▸ INSTRUCTIONS TO FOLLOW
Leave out the pictures and set down exactly the lines from the start of the listing through the one with "col in series)", both included.
================================
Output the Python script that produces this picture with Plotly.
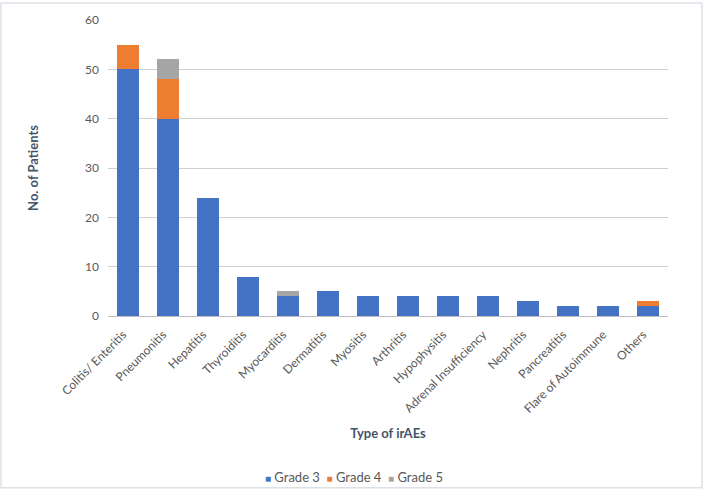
import plotly.graph_objects as go

categories = ["Colitis/ Enteritis", "Pneumonitis", "Hepatitis", "Thyroiditis", "Myocarditis",
              "Dermatitis", "Myositis", "Arthritis", "Hypophysitis", "Adrenal Insufficiency",
              "Nephritis", "Pancreatitis", "Flare of Autoimmune", "Others"]
grade3 = [50, 40, 24, 8, 4, 5, 4, 4, 4, 4, 3, 2, 2, 2]
grade4 = [5, 8, 0, 0, 0, 0, 0, 0, 0, 0, 0, 0, 0, 1]
grade5 = [0, 4, 0, 0, 1, 0, 0, 0, 0, 0, 0, 0, 0, 0]
y_ticks = [0, 10, 20, 30, 40, 50, 60]
series = [("Grade 3", grade3, "#4472C4"), ("Grade 4", grade4, "#ED7D31"), ("Grade 5", grade5, "#A5A5A5")]

font_fam = "Lato, 'Open Sans', sans-serif"
L, R, T, B = 108, 36, 18, 185
PW, PH = 704 - L - R, 501 - T - B

fig = go.Figure()
for name, vals, col in series:
    fig.add_trace(go.Bar(x=categories, y=vals, name=name, marker_color=col, width=0.55,
                         marker_line_width=0, showlegend=False))

legend_text = "  ".join(
    f"<span style='font-size:10px;color:{col}'>■</span> {name}" for name, _, col in series)

fig.update_layout(
    barmode="stack",
    width=704, height=501,
    paper_bgcolor="white", plot_bgcolor="white",
    margin=dict(l=L, r=R, t=T, b=B),
    font=dict(family=font_fam, color="#595959", size=12),
    xaxis=dict(tickangle=-45, tickfont=dict(size=12, color="#595959"), showline=True,
               linecolor="#BFBFBF", ticklabelshift=-5, ticklabelstandoff=6,
               title=dict(text="<b>Type of irAEs</b>", font=dict(size=13, color="#44546A"),
                          standoff=14)),
    yaxis=dict(range=[0, 60], tickvals=y_ticks, gridcolor="#D0D0D0", zeroline=False,
               tickfont=dict(size=12, color="#595959"), ticklabelstandoff=8,
               title=dict(text="<b>No. of Patients</b>", font=dict(size=13, color="#44546A"), standoff=43)),
    annotations=[dict(text=legend_text, xref="paper", yref="paper", x=(354 - L) / PW,
                      y=-(478 - (501 - B)) / PH, xanchor="center", yanchor="middle",
                      showarrow=False, font=dict(size=13, color="#595959"))],
    shapes=[dict(type="rect", xref="paper", yref="paper",
                 x0=(1 - L) / PW, x1=(702 - L) / PW,
                 y0=-(489 - (501 - B)) / PH, y1=1 + (T - 1) / PH,
                 line=dict(color="#DDE1E6", width=1.5))],
)
fig.write_html("out.html", config={"displayModeBar": False},
               post_script="document.body.style.margin='0';")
================================
▸ CORRECT ANSWER
Output the Python script that produces this picture with Plotly.
import plotly.graph_objects as go

categories = ["Colitis/ Enteritis", "Pneumonitis", "Hepatitis", "Thyroiditis", "Myocarditis",
              "Dermatitis", "Myositis", "Arthritis", "Hypophysitis", "Adrenal Insufficiency",
              "Nephritis", "Pancreatitis", "Flare of Autoimmune", "Others"]
grade3 = [50, 40, 24, 8, 4, 5, 4, 4, 4, 4, 3, 2, 2, 2]
grade4 = [5, 8, 0, 0, 0, 0, 0, 0, 0, 0, 0, 0, 0, 1]
grade5 = [0, 4, 0, 0, 1, 0, 0, 0, 0, 0, 0, 0, 0, 0]
y_ticks = [0, 10, 20, 30, 40, 50, 60]
series = [("Grade 3", grade3, "#4472C4"), ("Grade 4", grade4, "#ED7D31"), ("Grade 5", grade5, "#A5A5A5")]

font_fam = "Lato, 'Open Sans', sans-serif"
L, R, T, B = 108, 36, 18, 185
PW, PH = 704 - L - R, 501 - T - B

fig = go.Figure()
for name, vals, col in series:
    fig.add_trace(go.Bar(x=categories, y=vals, name=name, marker_color=col, width=0.55,
                         marker_line_width=0, showlegend=False))

legend_text = "  ".join(
    f"<span style='font-size:10px;color:{col}'>■</span> {name}" for name, _, col in series)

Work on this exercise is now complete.